On November 12, 2009, Shanghai Industry and Commerce Bureau and Department of Commerce jointly issued the Interim Approval and Registration Measures on Debt to Equity Swap in respect of Foreign Invested Enterprises in Shanghai (the “Shanghai Regulation”), under which the debt for equity swap is extended to foreign invested enterprises incorporated in Shanghai. Interestingly, Shanghai government so far has not made the swap available to domestic enterprises.
1. Summary of Shanghai Regulation
Scope of Application. Debts denominated in foreign currencies incurred by a foreign invested enterprise can be swapped into equities or stock of the foreign invested enterprise provided however that such debts/loans are granted by the shareholder(s) of such foreign invested enterprise. In other words, other creditors like banks cannot convert their rights to debts into equity interests of the indebted foreign invested enterprise. Also it should be noted that debts under the swap mechanism shall take the form of foreign exchange excluding debts stemming from other transactions.
The debt for equity swap under Shanghai Regulation shall only apply where the foreign invested enterprise, having received in full all its registered capital subscribed by shareholders upon incorporation, increases its initial registered capital. Namely, shareholders can only convert their creditor’s rights to debts into the increased part of equity interests rather than any part of the initial equity interests.

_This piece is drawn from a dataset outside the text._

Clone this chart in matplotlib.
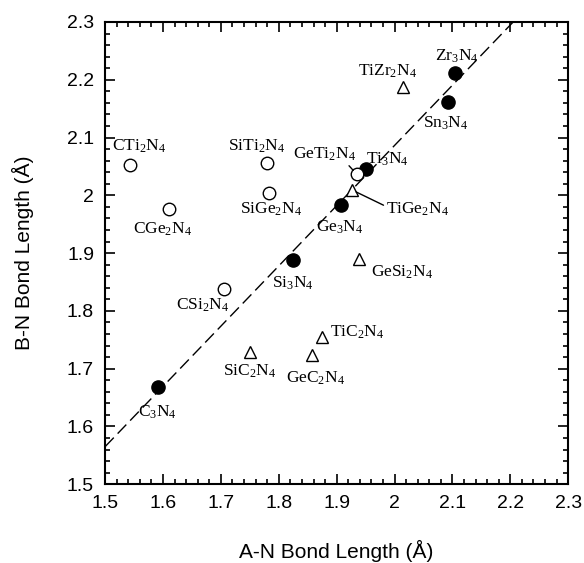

Formalities to be effected. To carry out the debt for equity swap, the foreign invested enterprise shall enter into a swap agreement with its shareholder creditor. Then the foreign invested enterprise shall, after its corporate resolution at the shareholder meeting or board meeting, present required documents to Shanghai Foreign Investment Commission (an agency under Shanghai Department of Commerce) for approval of the swap and related corporate changes in its articles of association or corporate governance. After obtaining the aforesaid approval, the enterprise shall then register all corporate changes with the relevant industry and commerce bureau at its domicile.
2. Significance of Shanghai Regulation
Debt for equity swap is used as bailout method to boost financial conditions of companies that are hit by the financial crisis. Companies that are struggling to meet their debt obligations may resort to such swap to restructure its financial positions. Foreign shareholders may utilize the swap to strengthen its control over its invested enterprises.
Unlike debt for equity swap regulations applicable to domestic enterprises under which non-shareholder creditors may also swap their rights to debt into equity or stock, Shanghai Regulation’s limitation to shareholder creditor undercuts the significance of swap mechanism.